▸ TASK BRIEF
Copy out the listing that follows, exactly, without its pictures.

▸ DATA SECTION

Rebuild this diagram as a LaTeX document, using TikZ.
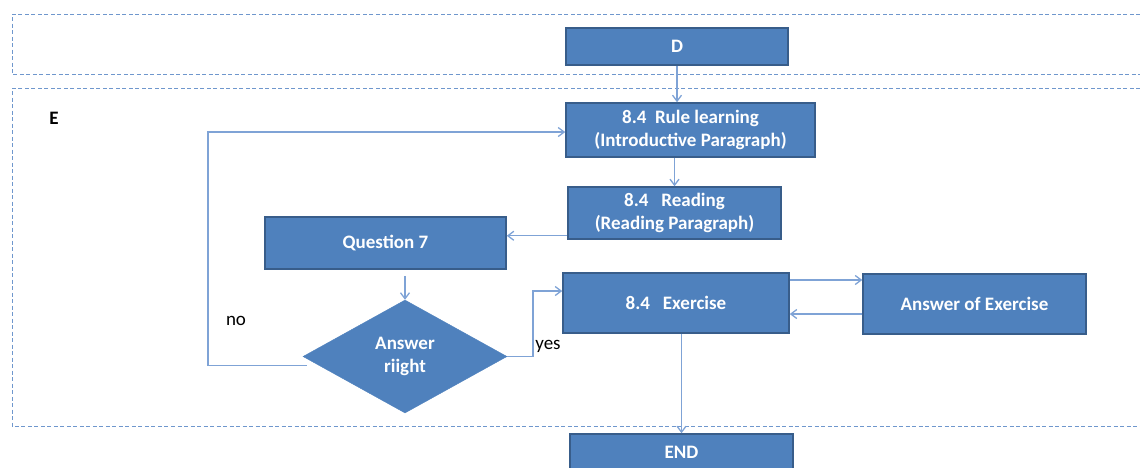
\documentclass[tikz,border=0pt]{standalone}
\usepackage{fontspec}
\setmainfont{Carlito}
\usetikzlibrary{shapes.geometric,arrows.meta,calc}
\definecolor{boxfill}{HTML}{4F81BD}
\definecolor{boxedge}{HTML}{385D8A}
\definecolor{linkblue}{HTML}{7FA3D6}
\definecolor{laneblue}{HTML}{6F97CD}
\tikzset{
  stepbox/.style={draw=boxedge, line width=1.5pt, fill=boxfill, text=white,
    font=\bfseries\fontsize{19}{23}\selectfont, align=center, inner sep=0pt},
  decision/.style={diamond, aspect=1.8, fill=boxfill, draw=boxfill, text=white,
    font=\bfseries\fontsize{19}{23}\selectfont, align=center, inner sep=0pt},
  conn/.style={draw=linkblue, line width=1.3pt, -{Straight Barb[length=6pt,width=9pt]}},
  lane/.style={draw=laneblue, line width=1pt, dash pattern=on 4pt off 2.5pt},
  tag/.style={font=\fontsize{19}{22}\selectfont, text=black}
}
\begin{document}
\begin{tikzpicture}[x=1pt,y=-1pt]
\useasboundingbox (0,0) rectangle (1140,467);
% swim lanes
\draw[lane] (1140,14) -- (12,14) -- (12,74) -- (1140,74);
\draw[lane] (1140,88) -- (12,88) -- (12,426) -- (1140,426);
\node[font=\bfseries\fontsize{19}{22}\selectfont] (laneE) at (54,118) {E};
% process steps
\node[stepbox, minimum width=222pt, minimum height=37pt] (D) at (677,46.5) {D};
\node[stepbox, minimum width=249pt, minimum height=54pt] (rule) at (690.5,130) {8.4\ \ Rule learning\\(Introductive Paragraph)};
\node[stepbox, minimum width=213pt, minimum height=52pt] (read) at (674.5,213) {8.4\ \ \ Reading\\(Reading Paragraph)};
\node[stepbox, minimum width=241pt, minimum height=52pt] (q7) at (385.5,243) {Question 7};
\node[decision, minimum width=204pt, minimum height=113pt] (dia) at (405,356.5) {Answer\\riight};
\node[stepbox, minimum width=226pt, minimum height=60pt] (ex) at (676,303) {8.4\ \ \ Exercise};
\node[stepbox, minimum width=223pt, minimum height=60pt] (ans) at (974.5,304) {Answer of Exercise};
\node[stepbox, minimum width=223pt, minimum height=36pt] (end) at (681.5,452) {END};
% connectors
\draw[conn] (D.south) -- (D.south |- rule.north);
\draw[conn] (rule.south -| read.north) -- (read.north);
\coordinate (rq) at ($(read.south west)+(0,-4)$);
\draw[conn] (rq) -- (q7.east |- rq);
\draw[conn] ([yshift=-6pt]dia.north |- q7.south) -- (dia.north);
\coordinate (nostart) at ($(dia.west)+(4,9)$);
\coordinate (nocorner) at (208,132);
\draw[conn] (nostart) -| (nocorner) -- (rule.west |- nocorner);
\node[tag] (no) at (236,321) {no};
\coordinate (yescorner) at (533,291);
\draw[conn] (dia.east) -| (yescorner) -- (ex.west |- yescorner);
\node[tag] (yes) at (548,346) {yes};
\coordinate (ea) at ($(ex.east)+(0,-23)$);
\draw[conn] (ea) -- (ans.west |- ea);
\coordinate (ae) at ($(ans.west)+(0,10)$);
\draw[conn] (ae) -- (ex.east |- ae);
\draw[conn] (end.north |- ex.south) -- (end.north);
\end{tikzpicture}
\end{document}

▸ EXPECTED OUTPUT
Rebuild this diagram as a LaTeX document, using TikZ.
\documentclass[tikz,border=0pt]{standalone}
\usepackage{fontspec}
\setmainfont{Carlito}
\usetikzlibrary{shapes.geometric,arrows.meta,calc}
\definecolor{boxfill}{HTML}{4F81BD}
\definecolor{boxedge}{HTML}{385D8A}
\definecolor{linkblue}{HTML}{7FA3D6}
\definecolor{laneblue}{HTML}{6F97CD}
\tikzset{
  stepbox/.style={draw=boxedge, line width=1.5pt, fill=boxfill, text=white,
    font=\bfseries\fontsize{19}{23}\selectfont, align=center, inner sep=0pt},
  decision/.style={diamond, aspect=1.8, fill=boxfill, draw=boxfill, text=white,
    font=\bfseries\fontsize{19}{23}\selectfont, align=center, inner sep=0pt},
  conn/.style={draw=linkblue, line width=1.3pt, -{Straight Barb[length=6pt,width=9pt]}},
  lane/.style={draw=laneblue, line width=1pt, dash pattern=on 4pt off 2.5pt},
  tag/.style={font=\fontsize{19}{22}\selectfont, text=black}
}
\begin{document}
\begin{tikzpicture}[x=1pt,y=-1pt]
\useasboundingbox (0,0) rectangle (1140,467);
% swim lanes
\draw[lane] (1140,14) -- (12,14) -- (12,74) -- (1140,74);
\draw[lane] (1140,88) -- (12,88) -- (12,426) -- (1140,426);
\node[font=\bfseries\fontsize{19}{22}\selectfont] (laneE) at (54,118) {E};
% process steps
\node[stepbox, minimum width=222pt, minimum height=37pt] (D) at (677,46.5) {D};
\node[stepbox, minimum width=249pt, minimum height=54pt] (rule) at (690.5,130) {8.4\ \ Rule learning\\(Introductive Paragraph)};
\node[stepbox, minimum width=213pt, minimum height=52pt] (read) at (674.5,213) {8.4\ \ \ Reading\\(Reading Paragraph)};
\node[stepbox, minimum width=241pt, minimum height=52pt] (q7) at (385.5,243) {Question 7};
\node[decision, minimum width=204pt, minimum height=113pt] (dia) at (405,356.5) {Answer\\riight};
\node[stepbox, minimum width=226pt, minimum height=60pt] (ex) at (676,303) {8.4\ \ \ Exercise};
\node[stepbox, minimum width=223pt, minimum height=60pt] (ans) at (974.5,304) {Answer of Exercise};
\node[stepbox, minimum width=223pt, minimum height=36pt] (end) at (681.5,452) {END};
% connectors
\draw[conn] (D.south) -- (D.south |- rule.north);
\draw[conn] (rule.south -| read.north) -- (read.north);
\coordinate (rq) at ($(read.south west)+(0,-4)$);
\draw[conn] (rq) -- (q7.east |- rq);
\draw[conn] ([yshift=-6pt]dia.north |- q7.south) -- (dia.north);
\coordinate (nostart) at ($(dia.west)+(4,9)$);
\coordinate (nocorner) at (208,132);
\draw[conn] (nostart) -| (nocorner) -- (rule.west |- nocorner);
\node[tag] (no) at (236,321) {no};
\coordinate (yescorner) at (533,291);
\draw[conn] (dia.east) -| (yescorner) -- (ex.west |- yescorner);
\node[tag] (yes) at (548,346) {yes};
\coordinate (ea) at ($(ex.east)+(0,-23)$);
\draw[conn] (ea) -- (ans.west |- ea);
\coordinate (ae) at ($(ans.west)+(0,10)$);
\draw[conn] (ae) -- (ex.east |- ae);
\draw[conn] (end.north |- ex.south) -- (end.north);
\end{tikzpicture}
\end{document}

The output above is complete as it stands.